▶ _Request_
Set the listing down again in full, word for word, with the pictures left out.

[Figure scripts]
------------
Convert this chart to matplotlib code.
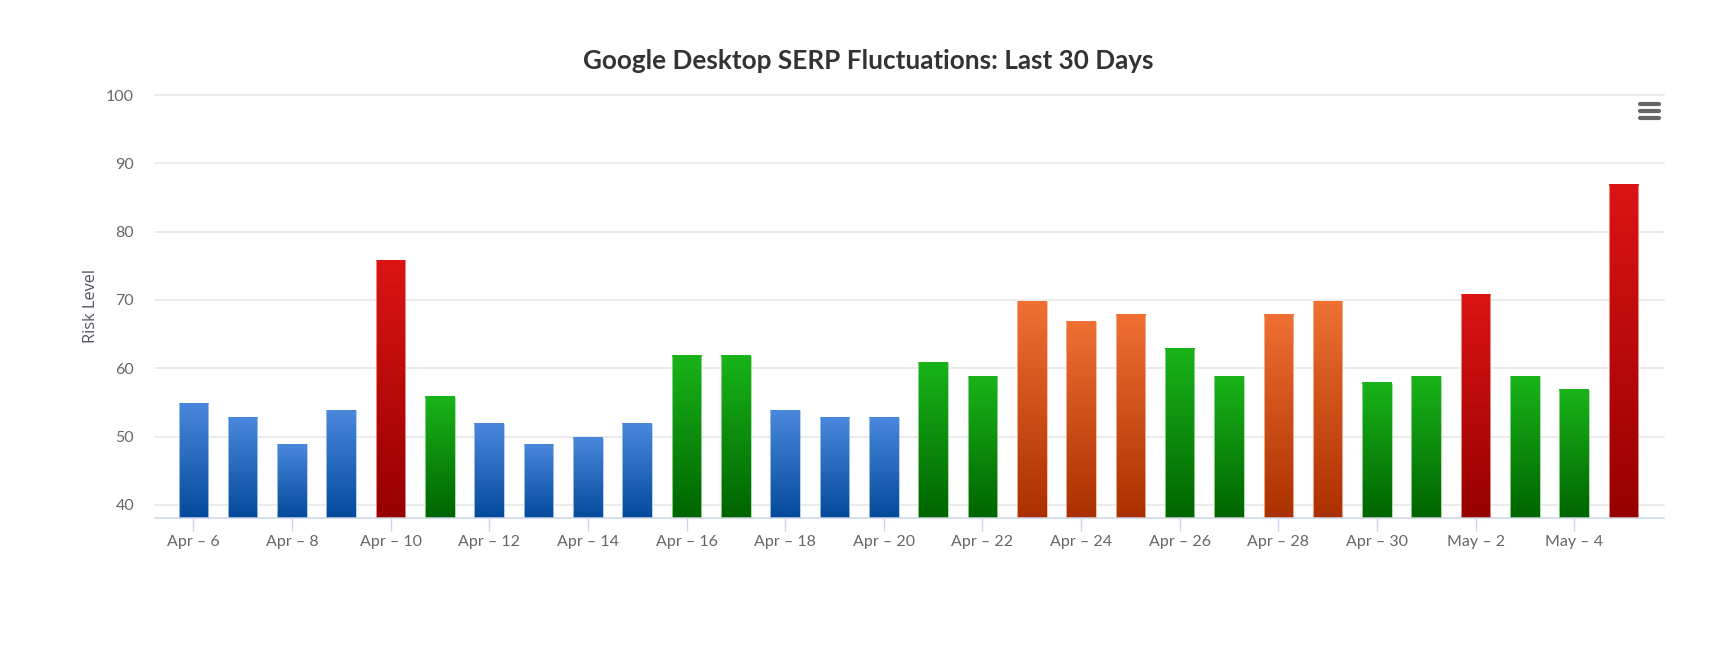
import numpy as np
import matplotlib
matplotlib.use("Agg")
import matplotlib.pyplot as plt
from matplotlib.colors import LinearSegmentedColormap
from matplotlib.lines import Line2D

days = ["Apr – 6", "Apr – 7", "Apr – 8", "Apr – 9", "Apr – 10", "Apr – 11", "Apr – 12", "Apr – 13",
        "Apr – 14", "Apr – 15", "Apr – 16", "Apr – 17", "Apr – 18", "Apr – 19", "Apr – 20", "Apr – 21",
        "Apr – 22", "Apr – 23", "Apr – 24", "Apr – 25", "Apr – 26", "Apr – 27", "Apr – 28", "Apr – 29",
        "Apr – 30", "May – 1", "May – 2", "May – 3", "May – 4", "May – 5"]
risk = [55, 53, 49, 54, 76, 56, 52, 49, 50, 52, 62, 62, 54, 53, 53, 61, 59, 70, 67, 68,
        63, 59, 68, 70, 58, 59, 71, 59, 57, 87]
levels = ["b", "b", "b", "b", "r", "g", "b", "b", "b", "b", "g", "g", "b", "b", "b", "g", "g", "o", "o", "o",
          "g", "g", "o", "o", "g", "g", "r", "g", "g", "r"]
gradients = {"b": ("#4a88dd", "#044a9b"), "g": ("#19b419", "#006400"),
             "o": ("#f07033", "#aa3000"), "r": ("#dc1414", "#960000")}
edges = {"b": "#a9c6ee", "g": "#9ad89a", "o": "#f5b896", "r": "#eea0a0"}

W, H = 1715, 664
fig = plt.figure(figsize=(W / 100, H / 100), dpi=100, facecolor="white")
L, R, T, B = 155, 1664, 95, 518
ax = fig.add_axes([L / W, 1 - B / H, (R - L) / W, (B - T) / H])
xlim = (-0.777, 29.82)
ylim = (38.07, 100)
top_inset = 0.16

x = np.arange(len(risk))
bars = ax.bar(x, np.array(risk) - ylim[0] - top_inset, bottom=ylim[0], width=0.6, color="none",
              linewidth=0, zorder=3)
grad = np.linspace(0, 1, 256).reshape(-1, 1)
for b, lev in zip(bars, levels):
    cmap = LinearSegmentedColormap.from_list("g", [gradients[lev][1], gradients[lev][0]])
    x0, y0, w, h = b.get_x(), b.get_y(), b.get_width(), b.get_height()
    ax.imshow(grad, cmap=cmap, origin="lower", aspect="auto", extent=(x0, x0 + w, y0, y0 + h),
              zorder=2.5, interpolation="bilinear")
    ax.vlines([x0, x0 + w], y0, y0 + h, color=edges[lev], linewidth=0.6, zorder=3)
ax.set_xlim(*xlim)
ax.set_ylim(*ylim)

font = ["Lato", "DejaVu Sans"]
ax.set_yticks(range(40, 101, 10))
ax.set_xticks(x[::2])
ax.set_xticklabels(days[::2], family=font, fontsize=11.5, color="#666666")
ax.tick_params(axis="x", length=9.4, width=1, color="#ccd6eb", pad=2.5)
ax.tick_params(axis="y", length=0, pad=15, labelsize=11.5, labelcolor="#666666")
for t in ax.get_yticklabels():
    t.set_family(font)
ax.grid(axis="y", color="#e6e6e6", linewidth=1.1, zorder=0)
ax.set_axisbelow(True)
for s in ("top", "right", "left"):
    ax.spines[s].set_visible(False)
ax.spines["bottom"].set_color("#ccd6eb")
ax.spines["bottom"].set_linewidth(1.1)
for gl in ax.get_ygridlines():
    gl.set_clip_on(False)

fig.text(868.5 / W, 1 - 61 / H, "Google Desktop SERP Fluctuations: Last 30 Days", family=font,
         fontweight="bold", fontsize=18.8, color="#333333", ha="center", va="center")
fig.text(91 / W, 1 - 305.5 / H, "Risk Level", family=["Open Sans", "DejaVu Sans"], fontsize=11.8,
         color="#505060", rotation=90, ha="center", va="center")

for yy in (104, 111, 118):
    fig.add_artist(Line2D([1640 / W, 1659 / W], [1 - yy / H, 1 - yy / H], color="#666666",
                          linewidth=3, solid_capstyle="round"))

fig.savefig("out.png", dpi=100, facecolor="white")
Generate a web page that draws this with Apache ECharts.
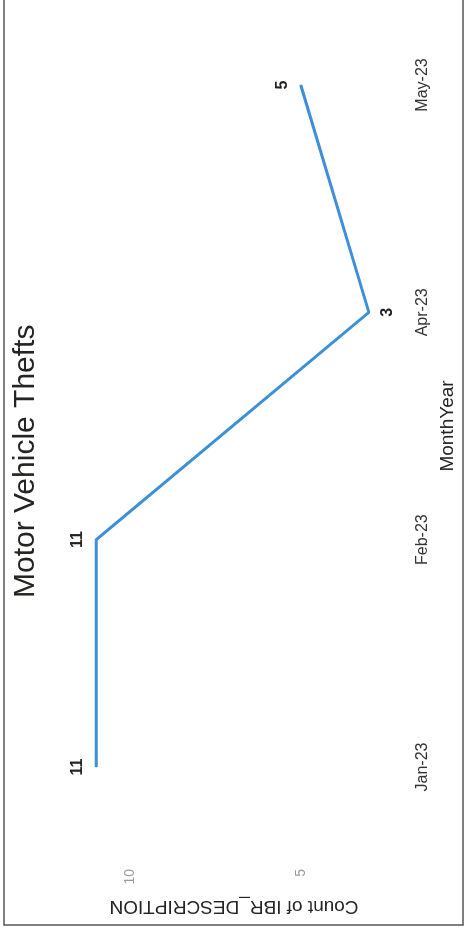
------------
▶ _Result of this exercise_
Convert this chart to matplotlib code.
import numpy as np
import matplotlib
matplotlib.use("Agg")
import matplotlib.pyplot as plt
from matplotlib.colors import LinearSegmentedColormap
from matplotlib.lines import Line2D

days = ["Apr – 6", "Apr – 7", "Apr – 8", "Apr – 9", "Apr – 10", "Apr – 11", "Apr – 12", "Apr – 13",
        "Apr – 14", "Apr – 15", "Apr – 16", "Apr – 17", "Apr – 18", "Apr – 19", "Apr – 20", "Apr – 21",
        "Apr – 22", "Apr – 23", "Apr – 24", "Apr – 25", "Apr – 26", "Apr – 27", "Apr – 28", "Apr – 29",
        "Apr – 30", "May – 1", "May – 2", "May – 3", "May – 4", "May – 5"]
risk = [55, 53, 49, 54, 76, 56, 52, 49, 50, 52, 62, 62, 54, 53, 53, 61, 59, 70, 67, 68,
        63, 59, 68, 70, 58, 59, 71, 59, 57, 87]
levels = ["b", "b", "b", "b", "r", "g", "b", "b", "b", "b", "g", "g", "b", "b", "b", "g", "g", "o", "o", "o",
          "g", "g", "o", "o", "g", "g", "r", "g", "g", "r"]
gradients = {"b": ("#4a88dd", "#044a9b"), "g": ("#19b419", "#006400"),
             "o": ("#f07033", "#aa3000"), "r": ("#dc1414", "#960000")}
edges = {"b": "#a9c6ee", "g": "#9ad89a", "o": "#f5b896", "r": "#eea0a0"}

W, H = 1715, 664
fig = plt.figure(figsize=(W / 100, H / 100), dpi=100, facecolor="white")
L, R, T, B = 155, 1664, 95, 518
ax = fig.add_axes([L / W, 1 - B / H, (R - L) / W, (B - T) / H])
xlim = (-0.777, 29.82)
ylim = (38.07, 100)
top_inset = 0.16

x = np.arange(len(risk))
bars = ax.bar(x, np.array(risk) - ylim[0] - top_inset, bottom=ylim[0], width=0.6, color="none",
              linewidth=0, zorder=3)
grad = np.linspace(0, 1, 256).reshape(-1, 1)
for b, lev in zip(bars, levels):
    cmap = LinearSegmentedColormap.from_list("g", [gradients[lev][1], gradients[lev][0]])
    x0, y0, w, h = b.get_x(), b.get_y(), b.get_width(), b.get_height()
    ax.imshow(grad, cmap=cmap, origin="lower", aspect="auto", extent=(x0, x0 + w, y0, y0 + h),
              zorder=2.5, interpolation="bilinear")
    ax.vlines([x0, x0 + w], y0, y0 + h, color=edges[lev], linewidth=0.6, zorder=3)
ax.set_xlim(*xlim)
ax.set_ylim(*ylim)

font = ["Lato", "DejaVu Sans"]
ax.set_yticks(range(40, 101, 10))
ax.set_xticks(x[::2])
ax.set_xticklabels(days[::2], family=font, fontsize=11.5, color="#666666")
ax.tick_params(axis="x", length=9.4, width=1, color="#ccd6eb", pad=2.5)
ax.tick_params(axis="y", length=0, pad=15, labelsize=11.5, labelcolor="#666666")
for t in ax.get_yticklabels():
    t.set_family(font)
ax.grid(axis="y", color="#e6e6e6", linewidth=1.1, zorder=0)
ax.set_axisbelow(True)
for s in ("top", "right", "left"):
    ax.spines[s].set_visible(False)
ax.spines["bottom"].set_color("#ccd6eb")
ax.spines["bottom"].set_linewidth(1.1)
for gl in ax.get_ygridlines():
    gl.set_clip_on(False)

fig.text(868.5 / W, 1 - 61 / H, "Google Desktop SERP Fluctuations: Last 30 Days", family=font,
         fontweight="bold", fontsize=18.8, color="#333333", ha="center", va="center")
fig.text(91 / W, 1 - 305.5 / H, "Risk Level", family=["Open Sans", "DejaVu Sans"], fontsize=11.8,
         color="#505060", rotation=90, ha="center", va="center")

for yy in (104, 111, 118):
    fig.add_artist(Line2D([1640 / W, 1659 / W], [1 - yy / H, 1 - yy / H], color="#666666",
                          linewidth=3, solid_capstyle="round"))

fig.savefig("out.png", dpi=100, facecolor="white")
Generate a web page that draws this with Apache ECharts.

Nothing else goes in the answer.